The British media is obsessed with Mark Carney, the new boss at the Bank of England, who, this week, made his first public appearance as governor with a speech in Nottingham. There were adoring comments about his looks (the vague resemblance with George Clooney, supported with plenty of photographs) and his voice (deep, confident, reassuring), and as most journalists are more in awe of money and wealth than they are willing to admit, references to his generous pay package were also not missing. But there was also consternation that the words of the ‘most talented central banker of his generation’ seemed to carry so little weight with the markets.
The Wall Street Journal had previously described Carney as ‘a pioneer of forward guidance’. Forward guidance is the allegedly new central bank technique of telling the market where policy will be heading (or rather, assuring the market where it will not be heading), supposedly in order to make policy more effective. Despite Mr. Carney’s repeated assurances that rates will only be moved higher when unemployment drops to a certain level (7% is Mr. Carney’s magic number) and that this will not occur until 2016, the market has recently been happily selling fixed income securities, and in the process, has allowed the forward curve to start pricing in earlier rate hikes. To Mr. Carney’s pledge to keep rates low, the market has practically been saying, in the words of the inimitable Jeffrey “The Dude” Lebowski, ”Yeah, well, that’s just like…your opinion, man.”
Whether the market will be proven right and whether rates really will move higher earlier than Carney contemplates today, is a question we cannot answer. The future will tell. (Personally, I remain of the opinion that the talk of ‘tapering’ in the US is overdone, that central banks will not manage a smooth ‘exit’ from their position of extreme accommodation, and certainly not anytime soon.) But the market is undoubtedly correct to not allow itself to be guided in its assessment of the economy’s future performance, and therefore future policy, by the BoE’s new super-bureaucrat.
The whole idea of forward guidance is, of course, preposterous. The market knows full well that policy will change if circumstances change. Should the economy recover more quickly, should the Fed’s actions put pressures on other central banks to also remove accommodation, should inflation rise faster, or should the pound come under pressure, the policy elite at the BoE will most certainly have to respond. Conversely, if the economy nosedives again or if another financial accident occurs, central bankers will cut rates again (maybe to negative levels?), and throw more money at the problem.

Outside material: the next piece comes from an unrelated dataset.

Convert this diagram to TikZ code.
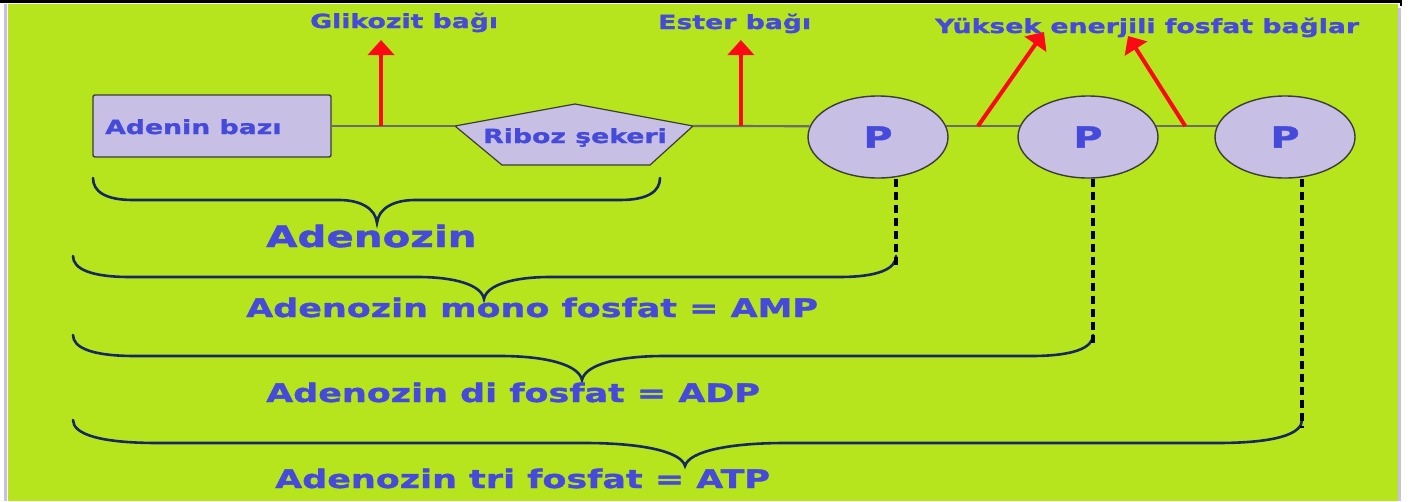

The market is, of course, frequently wrong in assessing the future. Also, the market’s assessment is constantly changing. But the market is still the most awesome machinery for data-collection and data-processing, and it remains unmatched by any institution, individual or group of individuals, even overpaid George Clooney lookalikes.
Most bizarre about this whole episode is the reverence with which the commentariat still treats the central bankers. Based on their exaggerated view of their own powers to do good, and their importance for ongoing growth, and based on their erroneous and self-serving belief that money-printing is costless as long as certain conveniently self-selected measures of consumer prices remain under control, central bankers have, for years, happily fed the housing bubbles and allowed bank balance sheets to balloon beyond all proportion. They then sleepwalked into the crisis of their own making, and once the house of cards had collapsed, they feverishly tried to recreate semblances of stability and solvency, usually by printing more money faster and by manipulating various asset markets through targeted purchases. Recent financial history is a legacy of central bank failure, yet the media remains uninterested in economics and obsessed with personalities. Politicians, bureaucrats and central bankers – no matter the disasters they produce, the hope persists that the next guy will do better and save the world.
Markets, however, are rather less sentimental and much less prone to political romanticism.
[Hear more: Eric Janszen: Bernanke's Departure in 2014 Could Lead to Major Market Turbulence]
In this respect, the ongoing debate about who will be the next Fed chairman, Janet Yellen or Larry Summers, is equally unenlightened and undignified. Summers strikes me as the more interesting and unpredictable thinker and he would probably make a more entertaining chairman. Nevertheless, the impact of the selection on future policy is marginal, in my view.
And one final thought: If the market is correct and economies are presently recovering with more momentum, than this is most likely the result of reflationary monetary policy finally gaining traction and of accelerating credit growth. In that case, prices won’t stay still. (As an aside, farmland in the US keeps appreciating at double-digit clips.) Inflation and inflation expectations could quickly be on the rise. If that is indeed the case, and if central bankers then keep sitting on their hands because of their forward-guiding commitments, the bond market could continue to be in trouble.
The potential for central bankers to do harm remains bigger than that to do good.